Organizmy pionierskie. Kultura wizualna Szczecina w pierwszych latach po II wojnie światowej
Identifier (Artikel)
Abstract
Pioneering organisms. The visual culture of Szczecin in the first years after World Word II
This text is an attempt to outline the broad perspective of Szczecin’s visual culture in the first five years after the end of World War II. Adopting the nomenclature of natural sciences, the author metaphorically identities the activities of Polish artists, who arrived in a ruined city (biotope), as a process of biocenosis.

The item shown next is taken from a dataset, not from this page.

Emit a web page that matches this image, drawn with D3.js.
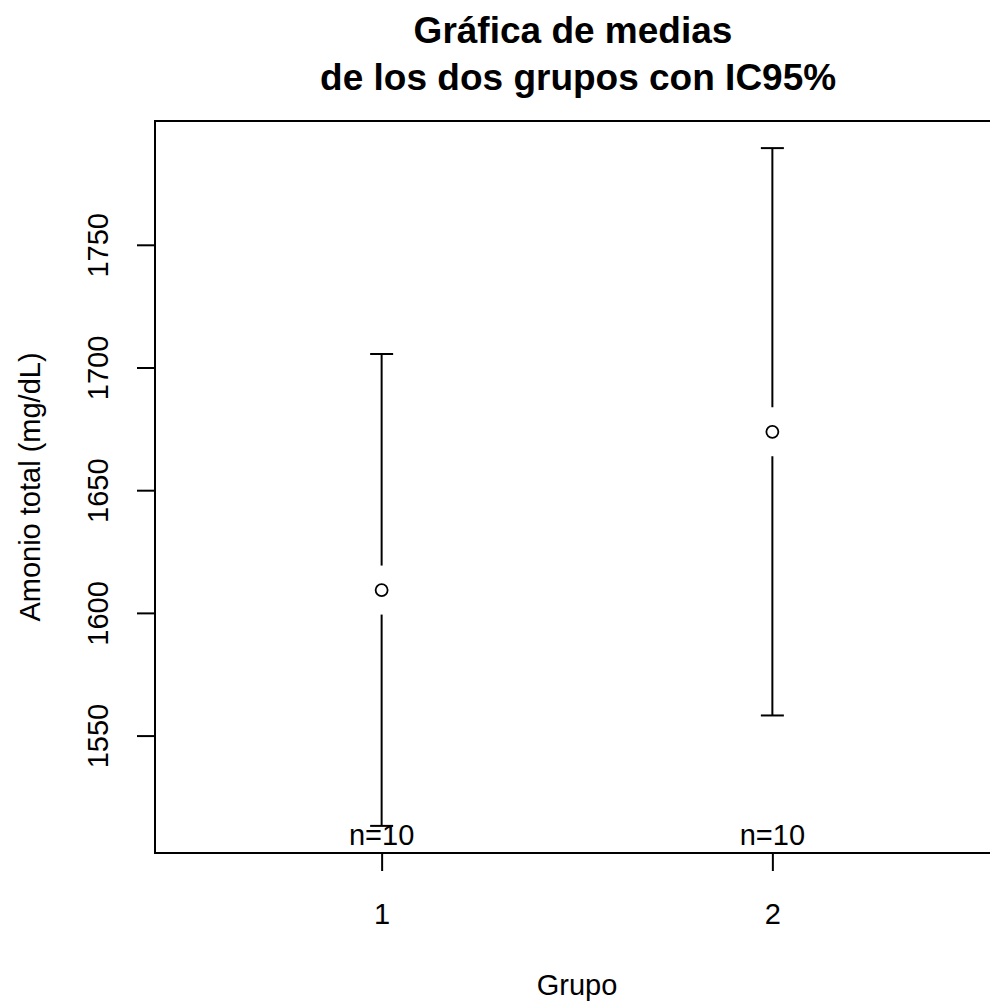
<!DOCTYPE html>
<html>
<head>
<meta charset="utf-8">
<script src="https://d3js.org/d3.v7.min.js"></script>
<style>
  html, body { margin: 0; padding: 0; background: #fff; }
  svg { display: block; font-family: "Liberation Sans", Arial, sans-serif; }
</style>
</head>
<body>
<div id="chart"></div>
<script>
// group means with 95% CI
var groups  = [1, 2];
var means   = [1609.3, 1673.8];
var lower   = [1513.2, 1558.2];
var upper   = [1705.5, 1789.4];
var counts  = [10, 10];
var yTicks  = [1550, 1600, 1650, 1700, 1750];

var width   = 990;
var height  = 1006;
var margin  = { left: 155, top: 121, right: -9, bottom: 153 };

var svg = d3.select("#chart").append("svg")
  .attr("width", width)
  .attr("height", height);

// R style 4% range extension
var yMin = d3.min(lower), yMax = d3.max(upper), yPad = (yMax - yMin)*0.04;
var xMin = 0.5, xMax = groups.length + 0.5, xPad = (xMax - xMin)*0.04;

var x = d3.scaleLinear()
  .domain([xMin - xPad, xMax + xPad])
  .range([margin.left, width - margin.right]);

var y = d3.scaleLinear()
  .domain([yMin - yPad, yMax + yPad])
  .range([height - margin.bottom, margin.top]);

var data = groups.map(function (g, i)
{
  return { g: g, mean: means[i], lo: lower[i], hi: upper[i], n: counts[i] };
});

// axes
var yAxis = d3.axisLeft(y).tickValues(yTicks).tickSize(18).tickFormat(d3.format("d"));
var xAxis = d3.axisBottom(x).tickValues(groups).tickSize(18).tickFormat(d3.format("d"));

var gy = svg.append("g").attr("transform", "translate(" + margin.left + ",0)").call(yAxis);
gy.select(".domain").remove();
gy.selectAll(".tick line").attr("stroke", "#000").attr("stroke-width", 2);
gy.selectAll(".tick text")
  .attr("x", 0).attr("y", 0).attr("dy", null)
  .attr("transform", function () { return "translate(-47,0) rotate(-90)"; })
  .attr("text-anchor", "middle")
  .attr("font-size", 29).attr("fill", "#000");

var gx = svg.append("g").attr("transform", "translate(0," + (height - margin.bottom) + ")").call(xAxis);
gx.select(".domain").remove();
gx.selectAll(".tick line").attr("stroke", "#000").attr("stroke-width", 2);
gx.selectAll(".tick text")
  .attr("y", 71).attr("dy", null)
  .attr("font-size", 29).attr("fill", "#000");

// plot box
svg.append("rect")
  .attr("x", x.range()[0])
  .attr("y", margin.top)
  .attr("width", x.range()[1] - x.range()[0])
  .attr("height", y.range()[0] - margin.top)
  .attr("fill", "none")
  .attr("stroke", "#000")
  .attr("stroke-width", 2);

// error bars, with a gap round the point
var gap = 24.5, cap = 11.5;
var bars = svg.append("g").attr("stroke", "#000").attr("stroke-width", 2);

bars.selectAll(".up").data(data).enter().append("line")
  .attr("x1", function (d) { return x(d.g); })
  .attr("x2", function (d) { return x(d.g); })
  .attr("y1", function (d) { return y(d.mean) - gap; })
  .attr("y2", function (d) { return y(d.hi); });

bars.selectAll(".down").data(data).enter().append("line")
  .attr("x1", function (d) { return x(d.g); })
  .attr("x2", function (d) { return x(d.g); })
  .attr("y1", function (d) { return y(d.mean) + gap; })
  .attr("y2", function (d) { return y(d.lo); });

bars.selectAll(".capHi").data(data).enter().append("line")
  .attr("x1", function (d) { return x(d.g) - cap; })
  .attr("x2", function (d) { return x(d.g) + cap; })
  .attr("y1", function (d) { return y(d.hi); })
  .attr("y2", function (d) { return y(d.hi); });

bars.selectAll(".capLo").data(data).enter().append("line")
  .attr("x1", function (d) { return x(d.g) - cap; })
  .attr("x2", function (d) { return x(d.g) + cap; })
  .attr("y1", function (d) { return y(d.lo); })
  .attr("y2", function (d) { return y(d.lo); });

svg.selectAll(".pt").data(data).enter().append("circle")
  .attr("cx", function (d) { return x(d.g); })
  .attr("cy", function (d) { return y(d.mean); })
  .attr("r", 6)
  .attr("fill", "none")
  .attr("stroke", "#000")
  .attr("stroke-width", 1.8);

// sample sizes
svg.selectAll(".n").data(data).enter().append("text")
  .attr("x", function (d) { return x(d.g); })
  .attr("y", y.range()[0] - 8)
  .attr("text-anchor", "middle")
  .attr("font-size", 29)
  .attr("fill", "#000")
  .text(function (d) { return "n=" + d.n; });

// titles
var cx = (x.range()[0] + x.range()[1])/2 - 4;

svg.append("text")
  .attr("x", cx).attr("y", 43)
  .attr("text-anchor", "middle")
  .attr("font-size", 37).attr("font-weight", "bold")
  .text("Gráfica de medias");

svg.append("text")
  .attr("x", cx).attr("y", 90)
  .attr("text-anchor", "middle")
  .attr("font-size", 37).attr("font-weight", "bold")
  .style("white-space", "pre")
  .text(" de los dos grupos con IC95%");

svg.append("text")
  .attr("x", cx + 4).attr("y", 995)
  .attr("text-anchor", "middle")
  .attr("font-size", 29)
  .text("Grupo");

svg.append("text")
  .attr("transform", "translate(40," + ((y.range()[0] + y.range()[1])/2) + ") rotate(-90)")
  .attr("text-anchor", "middle")
  .attr("font-size", 29)
  .text("Amonio total (mg/dL)");
</script>
</body>
</html>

References to nature may already be witnessed in the first testimony of Polish interest in the German Hinterpommern: Wacław Boratyński’s illustrations for the book Earth collects the ashes of Józef Kisielewski (1939). To put aside the evidence of German culture in Szczecin, the mayor Jan Zaremba placed emphasis on the landscape in the early urban plans for the city (1945–1947). The land was treated as a tomb of the older, Slavic culture (Marian Tomaszewski’s paintings, interior designs and posters by Stanisław Jeziorański), whose resurrection allowed the migrants to create an illusion of returning to the roots. The visual aspect of domesticating the new lands was similar to the conquest of America, in which the Poles allegedly took part(Tomaszewski’s fresco depicting Jan from Kolno, 1948, as well as his and Kazimierz Podsadecki’s graphic work for the propaganda demonstration “We keep the guard on the Oder”, 1946). Henryk Stażewski in his pseudo-social realist picture The Enchanted Land (1950–1951) created an apotheosis of the conqueror. During its inception, the most active pioneers Tomaszewski and Podsadecki left Szczecin.